With these constraints, the few uses of Ring 1/2 these days (Xen being one, for 32bit PV guests) are no longer feasible (at least not in the way they currently work), and the addition of MSR\_PL1/2\_SSP seems like a waste of MSRs.

## 4.8 SYSENTER

The specified behaviour of SYSENTER zeroing SSP like SYSCALL means that full IST protection is required when running userspace, despite the fact this was previously not necessary as SYSENTER does establish a Ring0 regular stack properly.

This forces OSes to use IST for NMI/etc (and gain the associated reentrancy problems) even if they'd previously chosen to avoid SYSCALL to avoid the need for NMI to be an IST vector.

# **5 Closing remarks**

During this exercise, one area of Xen was found which was genuinely using return oriented programming. It has been updated to use more normal call mechanics.

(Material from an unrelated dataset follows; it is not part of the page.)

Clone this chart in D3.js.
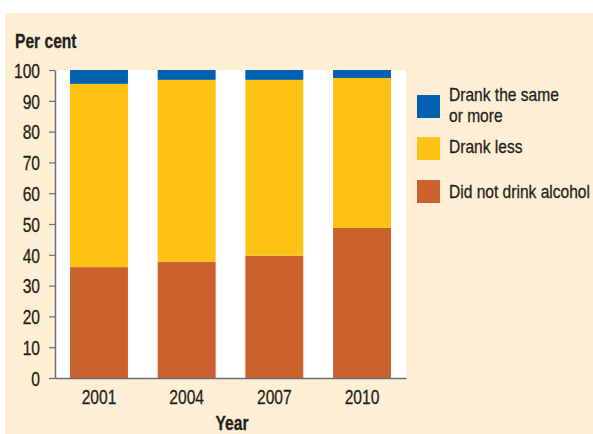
<!DOCTYPE html>
<html><head><meta charset="utf-8">
<script src="https://cdn.jsdelivr.net/npm/d3@7"></script>
<style>
html,body{margin:0;padding:0;background:#fff;}
svg text{font-family:"Liberation Sans",Arial,sans-serif;fill:#231f20;stroke:#231f20;stroke-width:0.3px;}
</style></head>
<body>
<svg id="c" width="593" height="434"></svg>
<script>
const years = ["2001","2004","2007","2010"];
const didNotDrink = [36.0, 37.8, 39.7, 48.7];
const drankLess = [59.5, 59.0, 57.1, 48.7];
const drankSameOrMore = [4.5, 3.2, 3.2, 2.6];
const seriesNames = ["Did not drink alcohol","Drank less","Drank the same or more"];
const seriesColors = ["#cb622e","#fec312","#0062b0"];
const yTicks = [0,10,20,30,40,50,60,70,80,90,100];

const SX = 0.78; // horizontal condensing of text
const FS = 20;
const svg = d3.select("#c");
svg.append("rect").attr("x",5).attr("y",13).attr("width",588).attr("height",421).attr("fill","#feefd4");

const m = {left:55, right:406, top:70, bottom:378};
svg.append("rect").attr("x",m.left).attr("y",m.top).attr("width",m.right-m.left).attr("height",m.bottom-m.top).attr("fill","#fff");

const x = d3.scaleBand().domain(years).range([m.left,m.right]).paddingInner(0.339).paddingOuter(0.171);
const y = d3.scaleLinear().domain([0,100]).range([m.bottom,m.top]);

const rows = years.map((yr,i)=>({year:yr, "Did not drink alcohol":didNotDrink[i], "Drank less":drankLess[i], "Drank the same or more":drankSameOrMore[i]}));
const stack = d3.stack().keys(seriesNames)(rows);

svg.append("g").selectAll("g").data(stack).join("g").attr("fill",(d,i)=>seriesColors[i])
  .selectAll("rect").data(d=>d).join("rect")
  .attr("x",d=>x(d.data.year)).attr("width",x.bandwidth())
  .attr("y",d=>y(Math.min(100,d[1]))).attr("height",d=>y(d[0])-y(Math.min(100,d[1])));

// y axis
const ya = svg.append("g").attr("transform",`translate(${m.left},0)`)
  .call(d3.axisLeft(y).tickValues(yTicks).tickSize(6).tickPadding(15).tickSizeOuter(0));
ya.select(".domain").attr("stroke","#6d6e71").attr("stroke-width",1.5);
ya.selectAll(".tick line").attr("stroke","#6d6e71").attr("stroke-width",1.2);
ya.selectAll(".tick text").style("font-size",FS+"px").attr("dy","0.36em")
  .attr("x",-15/SX).attr("transform",`scale(${SX},1)`);

// x axis
const xa = svg.append("g").attr("transform",`translate(0,${m.bottom})`)
  .call(d3.axisBottom(x).tickSize(0).tickPadding(12).tickSizeOuter(0));
xa.select(".domain").attr("stroke","#6d6e71").attr("stroke-width",1.5);
xa.selectAll(".tick text").style("font-size",FS+"px").attr("dy","0.71em").attr("transform",`scale(${SX},1)`);

function label(px,py,lines,opts={}){
  const fs = opts.fs||FS, sx = opts.sx||SX, lh = opts.lh||20;
  const t = svg.append("text").attr("transform",`translate(${px},${py}) scale(${sx},1)`)
    .style("font-size",fs+"px");
  if(opts.bold) t.style("font-weight","bold");
  if(opts.anchor) t.attr("text-anchor",opts.anchor);
  [].concat(lines).forEach((s,k)=>t.append("tspan").attr("x",0).attr("dy",k?lh:0).text(s));
  return t;
}
label(15,48,"Per cent",{bold:true});
label(232,430,"Year",{bold:true,anchor:"middle"});

// legend
const legend = [
  {i:2, y:95, lines:["Drank the same","or more"], base:101},
  {i:1, y:137, lines:["Drank less"], base:153},
  {i:0, y:180, lines:["Did not drink alcohol"], base:198}
];
legend.forEach(l=>{
  svg.append("rect").attr("x",417).attr("y",l.y).attr("width",23).attr("height",23).attr("fill",seriesColors[l.i]);
  label(449,l.base,l.lines,{fs:18,sx:0.865,lh:21});
});
</script>
</body></html>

The use WRSS has been necessary in several positions to keep existing mechanism functioning correctly. It was hoped to leave MSR\_S\_CET.WRSS\_EN clear unilaterally, but this is not possible. For simplicity, the current implementation has WRSS\_EN set unconditionally. However, all the uses are in slowpaths, so the overhead of modifying MSR\_S\_CET isn't necessarily a concern - the bigger concern is over the NMI safety of the sequences. More thought is required to see if the WRSS\_EN regions can be reduces to an absolute minimum.

The behaviour of binutils isn't terribly helpful. Unlike most instructions, gas doesn't accept INCSSP, RDSSP, WRSS and WRUSS without a mandatory D or Q suffix. First of all, D is not correct in AT&T syntax (L is the appropriate suffix used consistently elsewhere), and none of the instructions are ambiguous, given a register operand. The lack of suffix-less instructions makes creating 32 and 64bit-compatible code harder.

Overall, it took a couple of days to get working. This is largely down to Xen's particularly simple stack layout compared to some kernels. Work is ongoing to clean the series up for submission upstream.